Climate change protesters looked very chilly up on a parapet at Parliament this week.
Icy conditions throughout the country and floods in some districts have made it hard to worry about the rising temperature of the planet, though climate science says extremes of all weather events are a consequence of global warming.
They also tell us today New Zealand has one of the highest levels of scepticism on climate change. We are behind only Norway and Australia and marginally more sceptical then even citizens of the United States. Why might this be?
Possibly it is harder to believe in environmental catastrophe in places where people breath fresh air every day, have plenty of space and live within easy reach of oceans, farms, forests and natural landscapes. Norway, Australia and New Zealand are all in the category.
We might feel differently if we were choking on the air of Chinese cities on too many days, or living under the low hazy skies of Europe.
Or perhaps we are just more optimistic than most people. Climate change denial, as it is called, covers not only those who doubt the problem is serious but also those who do not doubt the science but remain confident that human ingenuity will adjust to higher mean temperatures without the drastic lifestyle changes environmentalists prescribe.
Probably we should treat the comparison of national scepticism with scepticism. It appears in a paper from the University of Tasmania and it is probably not by chance that Australia and New Zealand come out badly. Both countries are laggards in preparing for an international conference in Paris in December that needs new national commitments to reduce greenhouse emissions.

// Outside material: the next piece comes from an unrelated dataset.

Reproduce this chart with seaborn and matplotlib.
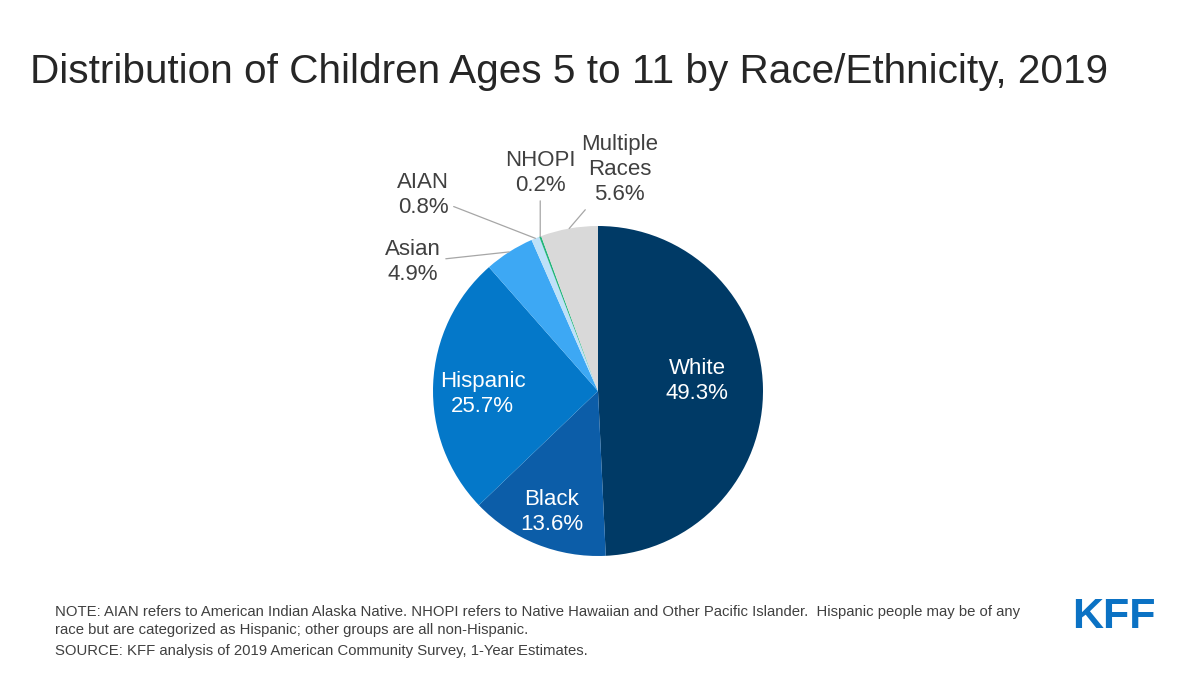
import numpy as np
import matplotlib
matplotlib.use("Agg")
import matplotlib.pyplot as plt
import seaborn as sns

sns.set_theme(style="white")
plt.rcParams['font.family'] = ['Liberation Sans', 'DejaVu Sans']

# Data
groups = ["White", "Black", "Hispanic", "Asian", "AIAN", "NHOPI", "Multiple\nRaces"]
shares = [49.3, 13.6, 25.7, 4.9, 0.8, 0.2, 5.6]
colors = ["#003A66", "#0C5DA8", "#0478C9", "#3DA8F4", "#BEE1F8", "#22B57A", "#D9D9D9"]

title = "Distribution of Children Ages 5 to 11 by Race/Ethnicity, 2019"
note = ("NOTE: AIAN refers to American Indian Alaska Native. NHOPI refers to Native Hawaiian and Other Pacific Islander.  "
        "Hispanic people may be of any\nrace but are categorized as Hispanic; other groups are all non-Hispanic.")
source = "SOURCE: KFF analysis of 2019 American Community Survey, 1-Year Estimates."

# label placement: inside labels by radius (+ small vertical nudge), outside labels by position
inside_r = {"White": (0.60, 0.045), "Black": (0.76, -0.025), "Hispanic": (0.70, -0.05)}
outside_pos = {"Asian": (-1.12, 0.78), "AIAN": (-1.06, 1.19),
               "NHOPI": (-0.35, 1.32), "Multiple\nRaces": (0.13, 1.34)}

fig = plt.figure(figsize=(12, 6.75), dpi=100)
ax = fig.add_axes([433 / 1200, (675 - 556) / 675, 330 / 1200, 330 / 675])

wedges, _ = ax.pie(shares, colors=colors, startangle=90, counterclock=False,
                   radius=1, wedgeprops=dict(linewidth=0))
ax.set_xlim(-1, 1)
ax.set_ylim(-1, 1)
ax.set_aspect("equal")
ax.axis("off")

for w, g, v in zip(wedges, groups, shares):
    mid = np.deg2rad((w.theta1 + w.theta2) / 2)
    txt = f"{g}\n{v:.1f}%"
    if g in inside_r:
        r, dy = inside_r[g]
        ax.text(r * np.cos(mid), r * np.sin(mid) + dy, txt, ha="center", va="center",
                fontsize=16, color="white", linespacing=1.25)
    else:
        ax.annotate(txt, xy=(np.cos(mid), np.sin(mid)), xytext=outside_pos[g],
                    ha="center", va="center", fontsize=16, color="#404040",
                    linespacing=1.25, annotation_clip=False,
                    arrowprops=dict(arrowstyle="-", color="#A6A6A6", lw=0.9,
                                    shrinkA=1, shrinkB=0))

fig.text(30 / 1200, 1 - 72 / 675, title, ha="left", va="center", fontsize=29.2, color="#262626")
fig.text(55 / 1200, 1 - 605 / 675, note, ha="left", va="top", fontsize=10.7,
         color="#404040", linespacing=1.4)
fig.text(55 / 1200, 1 - 651 / 675, source, ha="left", va="center", fontsize=10.7, color="#404040")
fig.text(1114 / 1200, 1 - 617 / 675, "KFF", ha="center", va="center", fontsize=31,
         fontweight="bold", color="#0B72C4", fontstretch="condensed")

fig.savefig("out.png", dpi=100)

Hence the protesters on the parapet this week, hence the scepticism rankings. The study found higher rates of scepticism in countries with higher carbon dioxide emissions. The authors might not be aware that nearly half of New Zealand's emissions are methane from farm animals but point taken, if we were not so sceptical we would be demanding our Government do more about it.
So far the Government has offered no new emission reduction target to follow the 2020 expiry of the current modest target, which the country will miss. It is prone to exaggerate the economic costs of putting a realistic price on greenhouse emissions.
If it were to adopt a target of 10 per cent below 1990 levels by 2030, projected GDP growth could average 2.3 per cent rather than 2.4 per cent a year. Scepticism does not preclude sensible precautions. New Zealand should be doing more.